For the first time, you can read the full story here; how Anderson came up from ordinary means in Colorado to bootstrap what most people thought was an impossible enterprise. How he convinced the Russian space agency to sell seats on the Soyuz spacecraft. How a potential investor turned into customer number one.

I’ve admired Anderson since I met him in the early 2000s. His tenacity, his quiet faith in his ideas, in the steady push that can send a boulder rolling down a slope, inspired me from the beginning.

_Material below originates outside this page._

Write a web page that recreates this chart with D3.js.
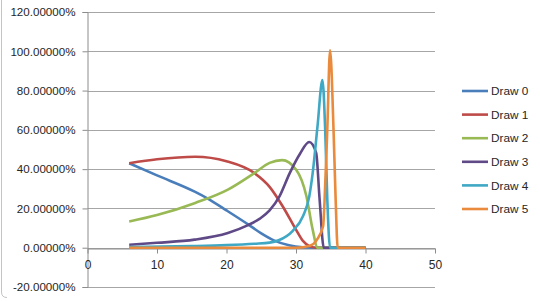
<!DOCTYPE html>
<html>
<head>
<meta charset="utf-8">
<script src="https://cdn.jsdelivr.net/npm/d3@7/dist/d3.min.js"></script>
<style>
  body { margin: 0; background: #fff; }
  svg { display: block; font-family: "Liberation Sans", Arial, sans-serif; }
  .tick text { fill: #262626; }
</style>
</head>
<body>
<svg width="540" height="301"></svg>
<script>
var svg = d3.select("svg");

var seriesNames = ["Draw 0", "Draw 1", "Draw 2", "Draw 3", "Draw 4", "Draw 5"];
var colors = ["#4a7ebb", "#be4b48", "#98b954", "#5f4a87", "#3fa8c4", "#e98a3c"];

var yTicks = [-20, 0, 20, 40, 60, 80, 100, 120];
var xTicks = [0, 10, 20, 30, 40, 50];

// each series: x positions and percent values
var draw0X = [6, 10, 15.5, 17.3, 20, 23.1, 25, 26.9, 29, 31, 32.5, 40];
var draw0Y = [43, 36.8, 28.4, 25, 19, 11.9, 7.3, 3.6, 1.2, 0.2, 0, 0];

var draw1X = [6, 10, 15.5, 20, 24, 26.2, 28.1, 30, 31, 32, 33, 40];
var draw1Y = [43, 45, 46.3, 44, 38, 31, 21, 9.2, 3.5, 0.7, 0, 0];

var draw2X = [6, 10, 15.5, 20.2, 24, 26.2, 28, 30, 31.5, 32.4, 33.1, 40];
var draw2Y = [13.3, 16.6, 22.8, 29.6, 38, 43.2, 44.6, 39.8, 26.2, 9.2, 0, 0];

var draw3X = [6, 10, 15.4, 20.2, 23.1, 24.8, 26.2, 27.6, 29.1, 30.6, 31.9, 32.9, 33.4, 34, 40];
var draw3Y = [1.5, 2.5, 4.1, 7.5, 11.5, 14.8, 19, 26, 38, 48, 53.8, 48.3, 24.5, 0, 0];

var draw4X = [6, 15, 20, 24, 26.2, 27.5, 29.5, 31, 31.9, 32.4, 33.1, 33.8, 34.2, 34.5, 34.9, 40];
var draw4Y = [0.3, 0.8, 1.3, 2, 2.6, 3.8, 8.5, 16, 26, 38, 62, 85.4, 60, 25, 0, 0];

var draw5X = [6, 30, 32, 33, 33.9, 34.1, 34.5, 34.9, 35.4, 35.7, 36, 40];
var draw5Y = [0, 0, 1, 4, 11, 23, 60, 100.5, 60, 25, 0, 0];

var seriesX = [draw0X, draw1X, draw2X, draw3X, draw4X, draw5X];
var seriesY = [draw0Y, draw1Y, draw2Y, draw3Y, draw4Y, draw5Y];

var x = d3.scaleLinear().domain([0, 50]).range([87.5, 435]);
var y = d3.scaleLinear().domain([-20, 120]).range([287, 12]);

// chart border (only left edge visible)
svg.append("path")
    .attr("d", "M1.5,0 L1.5,292 Q1.5,297.5 7,297.5")
    .attr("fill", "none")
    .attr("stroke", "#c4c4c4");

// gridlines
svg.append("g")
    .selectAll("line")
    .data(yTicks)
  .enter().append("line")
    .attr("x1", x(0))
    .attr("x2", x(50))
    .attr("y1", function(d) { return Math.round(y(d)) + 0.5; })
    .attr("y2", function(d) { return Math.round(y(d)) + 0.5; })
    .attr("stroke", "#a6a6a6")
    .attr("stroke-width", 1);

// y axis
var yAxis = svg.append("g")
    .attr("transform", "translate(" + x(0) + ",0)")
    .call(d3.axisLeft(y).tickValues(yTicks).tickSize(5).tickPadding(7)
      .tickFormat(function(d) { return d.toFixed(5) + "%"; }));
yAxis.selectAll("text").style("font-size", "11.6px");

// x axis at zero
var xAxis = svg.append("g")
    .attr("transform", "translate(0," + (Math.round(y(0)) + 0.5) + ")")
    .call(d3.axisBottom(x).tickValues(xTicks).tickSize(5).tickPadding(7).tickSizeOuter(0));
xAxis.selectAll("text").style("font-size", "12px");

svg.selectAll(".domain").attr("stroke", "#8c8c8c");
svg.selectAll(".tick line").attr("stroke", "#8c8c8c");

// lines
var line = d3.line()
    .x(function(d) { return x(d[0]); })
    .y(function(d) { return y(d[1]); })
    .curve(d3.curveMonotoneX);

seriesNames.forEach(function(name, i) {
  var pts = seriesX[i].map(function(v, j) { return [v, seriesY[i][j]]; });
  svg.append("path")
      .datum(pts)
      .attr("fill", "none")
      .attr("stroke", colors[i])
      .attr("stroke-width", 2.6)
      .attr("stroke-linejoin", "round")
      .attr("d", line);
});

// legend
var legend = svg.append("g").selectAll("g")
    .data(seriesNames)
  .enter().append("g")
    .attr("transform", function(d, i) { return "translate(462," + (91 + i * 23.6) + ")"; });

legend.append("line")
    .attr("x1", 0).attr("x2", 26)
    .attr("stroke", function(d, i) { return colors[i]; })
    .attr("stroke-width", 2.6);

legend.append("text")
    .attr("x", 29)
    .attr("dy", "0.35em")
    .style("font-size", "11.8px")
    .attr("fill", "#262626")
    .text(function(d) { return d; });
</script>
</body>
</html>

After sending seven customers to the International Space Station, including a repeat, Anderson’s pushing out beyond low Earth orbit. Space Adventures’ next conquest is nothing short of the moon. If all goes well, a flyby mission duplicating the feat of Apollo 8 will send two paying customers and a professional cosmonaut around the back side of the moon for a view only 27 human beings have ever seen.

Anderson says he’s got the first customer signed up and his company is just waiting for the second to sign on the dotted line for a $150+ million commitment before announcing that the mission is a “Go.” Until then he’s not telling who even that first customer is, though some have pointed out that blockbuster film director and space enthusiast James Cameron has the means and the interest.

Anderson himself isn’t content to be Earthbound much longer. He’s teamed with that repeat orbital customer, Charles Simonyi, to head up Intentional Software, with the goal of making the fortune he needs to buy his own ticket to orbit and beyond.

Sometimes the most powerful innovations are not new technologies, but a way to change a mindset. Humans went to the moon with 1960s technology. They’ll do it again with machines that have changed little since then. But in proving the business case for human space flight beyond low Earth orbit, they’ll open the door to a whole new wave of innovation.